Add it all up and an electric car now costs $61,000 on average, according to researcher Edmunds.com. That’s a lot of money when the average new-vehicle price — across all cars — has inflated to $46,000. And yet the buyers keep coming.

But there’s an underlying problem here. New cars are already out of reach for more than half of Americans, which means EVs are affordable to a limited group of well-off buyers only. Some 30 per cent of all new cars sold last year had a suggested retail price above $50,000, up from just 6 per cent ten years ago, according to Charlie Chesbrough, a senior economist at Cox Automotive.

With many buyers priced out of the new-car market, ever fewer people will be able to make the switch to electric and instead keep burning gasoline for years to come.

“It’s clearly a product for the upper crust,” Chesbrough said in an interview. “It’s going to be a long time before electric vehicles are the majority of cars on the road.”

Part of this is the natural evolution of new technology. EVs are still expensive to build. Ford, for example, is in the midst of launching the F-150 Lightning plug-in pickup and is spending $50bn to roll out more EVs, with plans to build 2 million annually by 2026.

Rising raw-materials costs are rendering some battery-powered models unprofitable, the carmaker’s CFO John Lawler said at an investor conference this week. He added Ford is seeing an increase in auto loan delinquencies amid rising inflation and higher interest rates.

CEOs from General Motors, Ford, Toyota and Stellantis wrote to leaders in Congress this week to ask them to waive limits on the $7,500 federal tax credits. GM and Tesla have already maxed out the 200,000-vehicle cap on that programme, and Toyota is getting close. Given the growth in EV sales, other producers likely won’t be far behind.

Despite the recent surge in EV sales, automakers will need to sell to middle-class buyers both to reach cost-effective scale with batteries and to make a dent in carbon emissions.

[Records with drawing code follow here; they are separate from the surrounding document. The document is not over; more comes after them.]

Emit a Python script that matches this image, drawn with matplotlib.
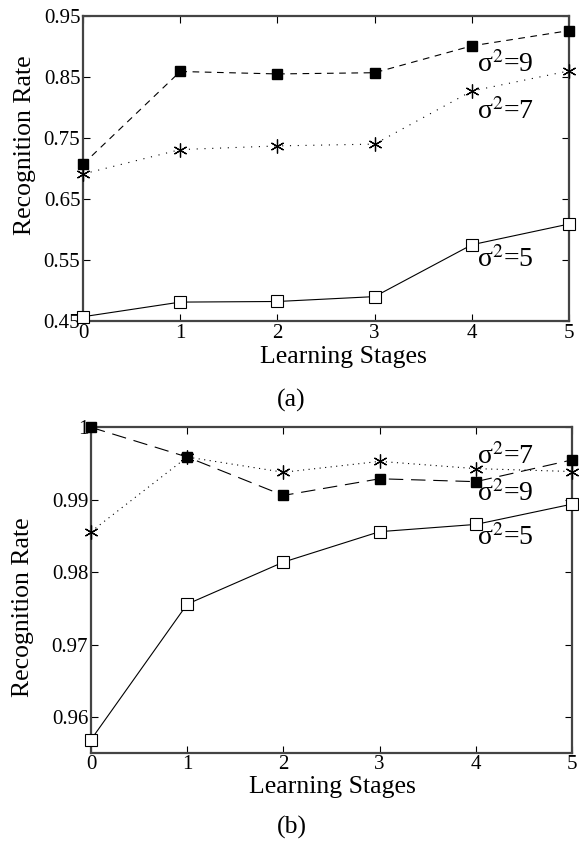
import matplotlib
matplotlib.use("Agg")
import matplotlib.pyplot as plt

plt.rcParams["font.family"] = ["Liberation Serif", "DejaVu Serif"]
plt.rcParams["mathtext.fontset"] = "stix"

stages = [0, 1, 2, 3, 4, 5]

# (a)
a_s9 = [0.707, 0.859, 0.855, 0.857, 0.901, 0.926]
a_s7 = [0.691, 0.731, 0.737, 0.740, 0.827, 0.860]
a_s5 = [0.457, 0.481, 0.482, 0.490, 0.575, 0.609]
a_yticks = [0.45, 0.55, 0.65, 0.75, 0.85, 0.95]
a_yticklabels = ["0.45", "0.55", "0.65", "0.75", "0.85", "0.95"]

# (b)
b_s9 = [1.0, 0.9959, 0.9906, 0.9929, 0.9925, 0.9955]
b_s7 = [0.9856, 0.9959, 0.9938, 0.9953, 0.9943, 0.9939]
b_s5 = [0.9569, 0.9756, 0.9814, 0.9856, 0.9866, 0.9894]
b_yticks = [0.96, 0.97, 0.98, 0.99, 1.0]
b_yticklabels = ["0.96", "0.97", "0.98", "0.99", "1"]

asterisk = (6, 2, 0)


def style_axes(ax, yticks, yticklabels, ylim, xlab_pos, ylab_pos):
    ax.set_xlim(0, 5)
    ax.set_ylim(*ylim)
    ax.set_xticks(stages)
    ax.set_yticks(yticks)
    ax.set_yticklabels(yticklabels)
    ax.tick_params(direction="in", top=True, right=True, length=5,
                   labelsize=15, width=0.8, pad=2)
    for sp in ax.spines.values():
        sp.set_linewidth(1.6)
        sp.set_color("#444444")
    ax.set_xlabel("Learning Stages", fontsize=18.5)
    ax.set_ylabel("Recognition Rate", fontsize=18.5)
    ax.xaxis.set_label_coords(*xlab_pos)
    ax.yaxis.set_label_coords(*ylab_pos)
    ax.xaxis.label.set_va("center")
    ax.yaxis.label.set_va("center")


def draw_series(ax, s9, s7, s5, dash9, dot7):
    ax.plot(stages, s9, color="k", lw=0.8, ls=(0, dash9), marker="s",
            ms=7.5, mfc="k", mec="k", clip_on=False, zorder=3)
    ax.plot(stages, s7, color="k", lw=0.8, ls=(0, dot7), marker=asterisk,
            ms=10, mec="k", mew=0.9, clip_on=False, zorder=3)
    ax.plot(stages, s5, color="k", lw=0.8, ls="-", marker="s",
            ms=8, mfc="white", mec="k", mew=0.8, clip_on=False, zorder=3)


fig = plt.figure(figsize=(5.79, 8.41), dpi=100)

ax1 = fig.add_axes([0.1434, 0.6183, 0.8394, 0.3627])
draw_series(ax1, a_s9, a_s7, a_s5, (6, 5), (1, 6))
style_axes(ax1, a_yticks, a_yticklabels, (0.45, 0.95),
           (0.535, -0.118), (-0.119, 0.575))
ax1.text(4.05, 0.870, "σ$^2$=9", fontsize=20, va="center")
ax1.text(4.05, 0.793, "σ$^2$=7", fontsize=20, va="center")
ax1.text(4.05, 0.550, "σ$^2$=5", fontsize=20, va="center")
fig.text(291 / 579, 1 - 400 / 841, "(a)", fontsize=18.5,
         ha="center", va="center")

ax2 = fig.add_axes([0.1572, 0.1050, 0.8307, 0.3869])
draw_series(ax2, b_s9, b_s7, b_s5, (13, 7), (1, 4))
style_axes(ax2, b_yticks, b_yticklabels, (0.9551, 1.0),
           (0.501, -0.105), (-0.141, 0.448))
ax2.text(4.01, 0.9959, "σ$^2$=7", fontsize=20, va="center")
ax2.text(4.01, 0.9908, "σ$^2$=9", fontsize=20, va="center")
ax2.text(4.01, 0.9848, "σ$^2$=5", fontsize=20, va="center")
fig.text(292 / 579, 1 - 827 / 841, "(b)", fontsize=18.5,
         ha="center", va="center")

fig.savefig("out.png", dpi=100)
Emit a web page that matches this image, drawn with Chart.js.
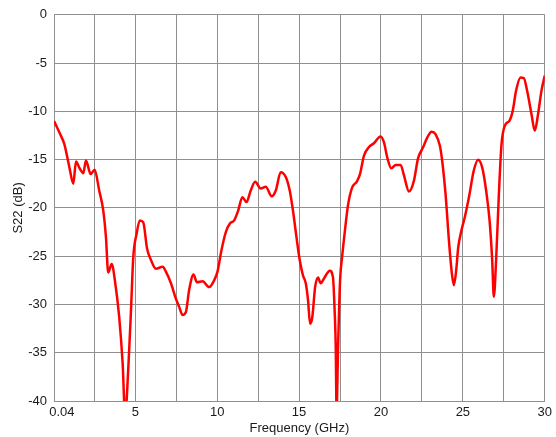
<!DOCTYPE html>
<html>
<head>
<meta charset="utf-8">
<script src="https://cdn.jsdelivr.net/npm/chart.js@4/dist/chart.umd.min.js"></script>
<style>
  html, body { margin: 0; padding: 0; background: #fff; }
  canvas { display: block; }
</style>
</head>
<body>
<canvas id="s22Canvas" width="556" height="437"></canvas>
<script>
const freqGHz = [
  0.04, 0.37, 0.67, 0.98, 1.22, 1.38, 1.59, 1.83, 1.99, 2.28, 2.52, 2.8, 3.05, 3.21, 3.35, 3.56, 3.78,
  4.02, 4.23, 4.38, 4.59, 4.74, 4.88, 5.08, 5.28, 5.49, 5.72, 5.96, 6.26, 6.67, 6.87, 7.18, 7.48, 7.68,
  7.89, 8.09, 8.29, 8.56, 8.76, 9.11, 9.51, 9.82, 10.02, 10.26, 10.53, 10.79, 11.04, 11.28, 11.54, 11.79,
  12.05, 12.32, 12.66, 12.97, 13.33, 13.58, 13.88, 14.19, 14.43, 14.63, 14.84, 15.04, 15.24, 15.41, 15.55,
  15.67, 15.81, 15.98, 16.16, 16.32, 16.46, 16.63, 16.87, 17.07, 17.18, 17.24, 17.29, 17.38, 17.5, 17.64,
  17.79, 17.99, 18.25, 18.52, 18.72, 18.96, 19.27, 19.57, 19.98, 20.18, 20.38, 20.63, 20.9, 21.2, 21.4,
  21.71, 22.01, 22.26, 22.58, 22.83, 23.09, 23.33, 23.6, 23.75, 23.94, 24.15, 24.31, 24.45, 24.59, 24.72,
  24.92, 25.12, 25.37, 25.67, 25.93, 26.18, 26.42, 26.63, 26.79, 26.89, 27.03, 27.2, 27.36, 27.56, 27.85,
  28.05, 28.25, 28.52, 28.72, 28.92, 29.19, 29.39, 29.59, 29.8, 30.0
]
const s22dB = [
  -11.0, -12.2, -13.4, -15.8, -17.5, -15.2, -15.85, -16.4, -15.1, -16.5, -16.05, -18.2, -20.3, -23.0, -26.7, -25.8, -27.8,
  -31.3, -36.1, -41.5, -36.1, -30.6, -25.1, -22.7, -21.3, -21.5, -24.2, -25.4, -26.3, -26.1, -26.6, -27.8, -29.4, -30.25,
  -31.1, -30.8, -28.5, -26.9, -27.7, -27.6, -28.2, -27.5, -26.6, -24.4, -22.5, -21.6, -21.3, -20.3, -18.9, -19.4,
  -18.2, -17.3, -18.0, -17.8, -18.8, -18.2, -16.3, -16.8, -18.2, -20.3, -23.0, -25.4, -27.0, -27.8, -29.6,
  -32.0, -31.3, -28.2, -27.2, -27.8, -27.5, -27.0, -26.5, -27.2, -31.0, -34.4, -41.0, -34.6, -27.7, -24.9,
  -22.5, -19.7, -17.85, -17.3, -16.5, -14.6, -13.7, -13.3, -12.6, -13.2, -14.75, -15.9, -15.55, -15.55, -16.6,
  -18.3, -17.2, -14.9, -13.7, -12.7, -12.1, -12.35, -13.6, -15.3, -18.5, -23.4, -26.5, -28.0, -26.5, -24.05,
  -22.3, -20.95, -18.9, -16.1, -15.0, -15.8, -18.2, -21.3, -25.4, -29.2, -25.4, -18.5, -13.4, -11.5, -10.95,
  -9.9, -7.85, -6.5, -6.55, -7.85, -10.3, -12.0, -10.3, -7.85, -6.3
]

// x grid every 2.5 GHz, labels only on every other line
const xTickValues = [0.04, 2.5, 5, 7.5, 10, 12.5, 15, 17.5, 20, 22.5, 25, 27.5, 30]
// first label sits a little right of its line in the original, hence the leading spaces
const xTickLabels = ['\u2003\u20090.04', '', '5', '', '10', '', '15', '', '20', '', '25', '', '30']

const fonte = { family: 'Liberation Sans, Arial, sans-serif', size: 13 }
const corGrade = '#8f8f8f'

const pontos = freqGHz.map((f, i) => ({ x: f, y: s22dB[i] }))

new Chart(document.getElementById('s22Canvas'), {
  type: 'line',
  data: {
    datasets: [{
      label: 'S22',
      data: pontos,
      borderColor: '#ff0000',
      borderWidth: 2.5,
      pointRadius: 0,
      cubicInterpolationMode: 'monotone',
      fill: false
    }]
  },
  options: {
    responsive: false,
    animation: false,
    layout: { padding: { top: 14, right: 10, left: 0, bottom: 0 } },
    plugins: {
      legend: { display: false },
      tooltip: { enabled: false }
    },
    scales: {
      x: {
        type: 'linear',
        min: 0.04,
        max: 30,
        afterBuildTicks: function (scale) {
          scale.ticks = xTickValues.map(v => ({ value: v }))
        },
        afterFit: function (scale) { scale.height = 36 },
        ticks: {
          color: '#1a1a1a',
          font: fonte,
          padding: 4,
          maxRotation: 0,
          autoSkip: false,
          callback: function (value, index) { return xTickLabels[index] }
        },
        grid: { color: corGrade, lineWidth: 1, drawTicks: false },
        border: { color: corGrade, width: 1 },
        title: {
          display: true,
          text: 'Frequency (GHz)',
          color: '#1a1a1a',
          font: fonte,
          padding: 1
        }
      },
      y: {
        min: -40,
        max: 0,
        afterFit: function (scale) { scale.width = 54 },
        ticks: {
          stepSize: 5,
          color: '#1a1a1a',
          font: fonte,
          padding: 7
        },
        grid: { color: corGrade, lineWidth: 1, drawTicks: false },
        border: { color: corGrade, width: 1 },
        title: {
          display: true,
          text: 'S22 (dB)',
          color: '#1a1a1a',
          font: fonte,
          padding: 11
        }
      }
    }
  }
})
</script>
</body>
</html>
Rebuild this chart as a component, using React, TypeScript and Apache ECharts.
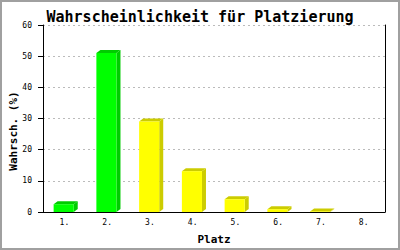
import React, { useEffect, useRef } from "react";
import * as echarts from "echarts";

const titleText = "Wahrscheinlichkeit für Platzierung";
const xAxisName = "Platz";
const yAxisName = "Wahrsch. (%)";
const categories = ["1.", "2.", "3.", "4.", "5.", "6.", "7.", "8."];
const probabilities = [2.5, 51.0, 29.0, 13.1, 4.1, 0.9, 0.2, 0];
const yMin = 0;
const yMax = 60;
const yInterval = 10;
const promotedPlaces = 2;

const FONT = "'DejaVu Sans Mono', 'Liberation Mono', monospace";

export default function App() {
  const ref = useRef<HTMLDivElement>(null);
  useEffect(() => {
    if (!ref.current) return;
    const chart = echarts.init(ref.current, null, { renderer: "svg" });
    const data = probabilities.map((v, i) => [i, v]);
    chart.setOption({
      animation: false,
      backgroundColor: "#ffffff",
      title: {
        text: titleText,
        left: "center",
        top: 4,
        textStyle: { fontFamily: FONT, fontSize: 15, fontWeight: "bold", color: "#000" },
      },
      grid: { left: 43, right: 15, top: 25, bottom: 36, containLabel: false },
      xAxis: {
        type: "category",
        data: categories,
        name: xAxisName,
        nameLocation: "middle",
        nameGap: 22,
        nameTextStyle: { fontFamily: FONT, fontSize: 11, fontWeight: "bold", color: "#000" },
        axisLine: { show: true, lineStyle: { color: "#000", width: 1 } },
        axisTick: { show: false },
        axisLabel: { fontFamily: FONT, fontSize: 8, color: "#000", margin: 6 },
        splitLine: { show: false },
      },
      yAxis: [
        {
          type: "value",
          min: yMin,
          max: yMax,
          interval: yInterval,
          axisLine: { show: true, lineStyle: { color: "#000", width: 1 } },
          axisTick: { show: true, length: 5, lineStyle: { color: "#000" } },
          axisLabel: { fontFamily: FONT, fontSize: 8, color: "#000", margin: 11 },
          splitLine: { show: true, lineStyle: { color: "#bbbbbb", type: [2, 3], width: 1 } },
        },
        {
          type: "value",
          min: yMin,
          max: yMax,
          interval: yInterval,
          position: "right",
          axisLine: { show: true, lineStyle: { color: "#000", width: 1 } },
          axisTick: { show: false },
          axisLabel: { show: false },
          splitLine: { show: false },
        },
      ],
      graphic: [
        {
          type: "rect",
          shape: { x: 1, y: 1, width: 398, height: 248 },
          style: { fill: "none", stroke: "#a0a0a0", lineWidth: 2 },
          silent: true,
        },
        {
          type: "text",
          x: 13,
          y: 131,
          rotation: Math.PI / 2,
          style: {
            text: yAxisName,
            align: "center",
            verticalAlign: "middle",
            fontFamily: FONT,
            fontSize: 11,
            fontWeight: "bold",
            fill: "#000",
          },
        },
      ],
      series: [
        {
          type: "custom",
          data,
          renderItem: (params: any, api: any) => {
            const idx = api.value(0);
            const val = api.value(1);
            if (!(val > 0)) return null;
            const top = api.coord([idx, val]);
            const base = api.coord([idx, 0]);
            const bw = api.size([1, 0])[0] * 0.47;
            const left = top[0] - bw / 2 - 0.7;
            const right = left + bw;
            const dx = 4;
            const dy = 3;
            const green = idx < promotedPlaces;
            const front = green ? "#00ff00" : "#ffff00";
            const dark = green ? "#00cc00" : "#cccc00";
            return {
              type: "group",
              children: [
                {
                  type: "polygon",
                  shape: {
                    points: [
                      [right, top[1]],
                      [right + dx, top[1] - dy],
                      [right + dx, base[1] - dy],
                      [right, base[1]],
                    ],
                  },
                  style: { fill: dark },
                },
                {
                  type: "polygon",
                  shape: {
                    points: [
                      [left, top[1]],
                      [left + dx, top[1] - dy],
                      [right + dx, top[1] - dy],
                      [right, top[1]],
                    ],
                  },
                  style: { fill: dark },
                },
                {
                  type: "rect",
                  shape: { x: left, y: top[1], width: bw, height: base[1] - top[1] },
                  style: { fill: front },
                },
              ],
            };
          },
        },
      ],
    });
    return () => chart.dispose();
  }, []);
  return (
    <div
      ref={ref}
      style={{ position: "fixed", left: 0, top: 0, width: 400, height: 250 }}
    />
  );
}
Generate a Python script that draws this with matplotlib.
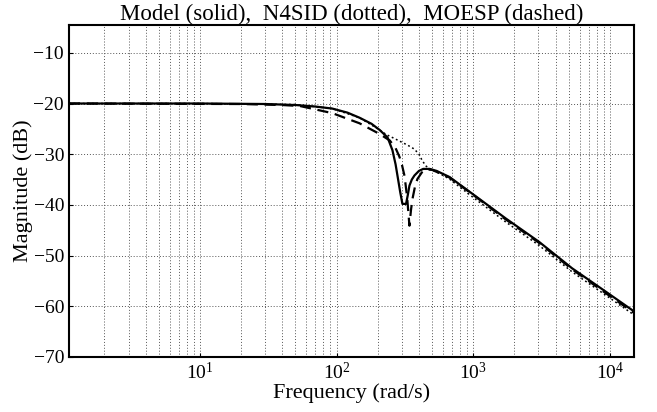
import matplotlib
matplotlib.use("Agg")
import matplotlib.pyplot as plt
from matplotlib.ticker import LogLocator, NullFormatter

plt.rcParams['font.family'] = ['Liberation Serif', 'DejaVu Serif']
plt.rcParams['mathtext.fontset'] = 'custom'
plt.rcParams['mathtext.rm'] = 'Liberation Serif'

title = "Model (solid),  N4SID (dotted),  MOESP (dashed)"
xlabel = "Frequency (rad/s)"
ylabel = "Magnitude (dB)"

# Model (solid)
model_freq = [1.1, 10, 30, 50, 70, 93, 120, 147, 180, 206, 236, 256, 270, 279, 292, 303,
              322, 332, 341, 355, 371, 400, 430, 480, 540, 670, 984, 1734, 3034, 5283, 9306, 15000]
model_db = [-20.0, -20.0, -20.1, -20.3, -20.6, -21.0, -21.8, -22.8, -24.0, -25.2, -26.7, -29.2,
            -32.0, -34.3, -37.5, -39.8, -39.8, -38.0, -36.2, -35.0, -34.2, -33.3, -32.9, -32.9,
            -33.3, -34.5, -37.8, -42.7, -47.3, -52.5, -57.1, -61.0]

# MOESP (dashed)
moesp_freq = [1.1, 20, 40, 54, 93, 147, 206, 245, 270, 288, 300, 314, 328, 341, 350, 359,
              375, 390, 420, 454, 500, 670, 984, 1734, 3034, 5283, 9306, 15000]
moesp_db = [-20.0, -20.1, -20.3, -20.5, -21.9, -23.9, -26.0, -27.3, -28.8, -30.5, -32.0, -34.3,
            -38.5, -44.1, -41.0, -38.8, -36.3, -34.9, -33.6, -33.0, -33.1, -34.6, -37.9, -42.9,
            -47.5, -52.7, -57.4, -61.3]

# N4SID (dotted)
n4sid_freq = [1.1, 10, 50, 93, 147, 206, 230, 260, 288, 330, 371, 400, 424, 450, 477, 540,
              670, 984, 1734, 3034, 5283, 9306, 15000]
n4sid_db = [-20.0, -20.0, -20.2, -21.0, -22.8, -25.2, -26.1, -26.8, -27.4, -28.2, -29.0, -30.0,
            -31.3, -32.3, -32.9, -33.5, -34.9, -38.4, -43.4, -48.0, -53.2, -57.8, -61.7]

yticks = [-70, -60, -50, -40, -30, -20, -10]

fig = plt.figure(figsize=(6.57, 4.12), dpi=100)
ax = fig.add_axes([0.105, 0.1335, 0.86, 0.806])

ax.plot(n4sid_freq, n4sid_db, color='black', linestyle=(0, (1.2, 1.8)), linewidth=1.1)
ax.plot(moesp_freq, moesp_db, color='black', linestyle=(0, (5, 3)), linewidth=1.6)
ax.plot(model_freq, model_db, color='black', linestyle='-', linewidth=1.6)

ax.set_xscale('log')
ax.set_xlim(1.1, 15000)
ax.set_ylim(-70, -4.5)
ax.set_yticks(yticks)
ax.set_yticklabels([f"\u2212{abs(v)}" for v in yticks])
ax.xaxis.set_major_locator(LogLocator(base=10, numticks=10))
ax.xaxis.set_minor_locator(LogLocator(base=10, subs=range(2, 10), numticks=20))
ax.xaxis.set_minor_formatter(NullFormatter())

ax.grid(True, which='both', axis='x', color='#555555', linestyle=(0, (1, 2)), linewidth=0.7)
ax.grid(True, which='major', axis='y', color='#555555', linestyle=(0, (1, 2)), linewidth=0.7)

for s in ax.spines.values():
    s.set_linewidth(1.5)
ax.tick_params(which='both', direction='in', length=3, labelsize=14)
ax.tick_params(which='minor', length=0)

ax.set_title(title, fontsize=16.5, pad=3)
ax.set_xlabel(xlabel, fontsize=16, labelpad=0)
ax.set_ylabel(ylabel, fontsize=16, labelpad=0)

fig.savefig("out.png", dpi=100)
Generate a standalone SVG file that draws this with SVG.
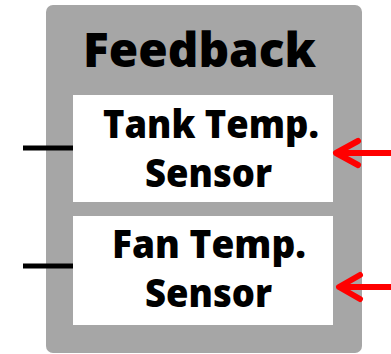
<svg xmlns="http://www.w3.org/2000/svg" width="391" height="354" viewBox="0 0 391 354">
  <style>
    .panel { fill: #a6a6a6; }
    .box { fill: #ffffff; }
    .title { font-family: "Open Sans", "Noto Sans", sans-serif; font-weight: 800; font-size: 48px; fill: #000; }
    .lbl { font-family: "Open Sans", "Noto Sans", sans-serif; font-weight: 800; font-size: 39px; fill: #000; }
    .wire { stroke: #000; stroke-width: 5; fill: none; }
    .sig { stroke: #ff0000; stroke-width: 6; fill: none; stroke-linecap: round; stroke-linejoin: round; }
  </style>
  <g id="feedback">
    <rect class="panel" x="46" y="5" width="316" height="348" rx="7"/>
    <text class="title" x="83" y="67" textLength="233" lengthAdjust="spacingAndGlyphs">Feedback</text>
  </g>
  <g id="tank-sensor">
    <rect class="box" x="73" y="95" width="260" height="107"/>
    <text class="lbl" x="103" y="138" textLength="216" lengthAdjust="spacingAndGlyphs">Tank Temp.</text>
    <text class="lbl" x="145" y="187" textLength="127" lengthAdjust="spacingAndGlyphs">Sensor</text>
  </g>
  <g id="fan-sensor">
    <rect class="box" x="73" y="216" width="260" height="109"/>
    <text class="lbl" x="112" y="258" textLength="194" lengthAdjust="spacingAndGlyphs">Fan Temp.</text>
    <text class="lbl" x="145" y="307" textLength="127" lengthAdjust="spacingAndGlyphs">Sensor</text>
  </g>
  <g id="connectors">
    <line class="wire" x1="23" y1="148" x2="73" y2="148"/>
    <line class="wire" x1="23" y1="266" x2="73" y2="266"/>
    <path class="sig" d="M391 153 H338 M358 141 L336 153 L358 165"/>
    <path class="sig" d="M391 287 H341 M360 275 L339 287 L360 299"/>
  </g>
</svg>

That will be tough with $61,000 average sticker prices.

GM is the first to make a move. The company this month dropped the price of its Chevrolet Bolt and its slightly bigger cousin, the Bolt EUV, by $6,000, in part because its credits ran out. The bigger play comes next year, when the Chevrolet Blazer and Equinox go on sale for around $30,000. Both cars could change the game, and the EV market.